A landmark strike by British Airways pilots entered its second day on Tuesday with more travel chaos — and no end in sight to the long-running dispute overpay.
BA has decided to cancel almost all its flights for the second day in a row, it announced in a statement identical to the one issued Monday.
The carrier, which is owned by London-listed International Airlines Group, said it has cancelled nearly 100 per cent of its 850 daily flights, affecting the travel plans of more than 100,000 passengers.
However, the pilots’ trade union stood firm in its demands for greater salary and benefits.
The industrial action by pilots, which is the first in BA’s 100-year history, has seen flights axed for approximately 200,000 travellers, mostly from London Gatwick and Heathrow airports.
In advance of the strike, BA offered full refunds or bookings on alternative dates or flights with a different airline.

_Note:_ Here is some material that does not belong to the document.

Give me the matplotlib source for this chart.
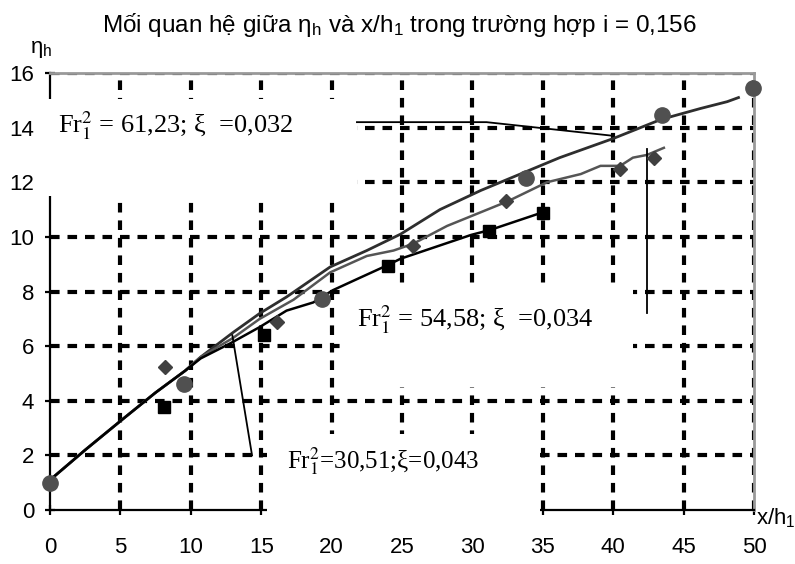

The walkout overpays by members of the British Airline Pilots Association trade union follows around nine months of failed talks.
With no talks scheduled, pilots will also stage another one-day strike on September 27.
“Pilots are standing firm and have shown just how resolute they are,” BALPA boss Brian Strutton said in a brief statement.
“British Airways needs to start listening to its pilots and actually come up with ways of resolving this dispute.”
BA has offered a salary increase of 11.5 per cent over three years, which it argues would boost the annual pay of some captains to £200,000 ($246,000 or 220,000 euros).
However, the union has rejected the proposal that was made in July, arguing that its members want a bigger share of the company’s profits.
BALPA estimates that the 48-hour strike is costing the airline a total of £80 million but BA has yet to give an estimate.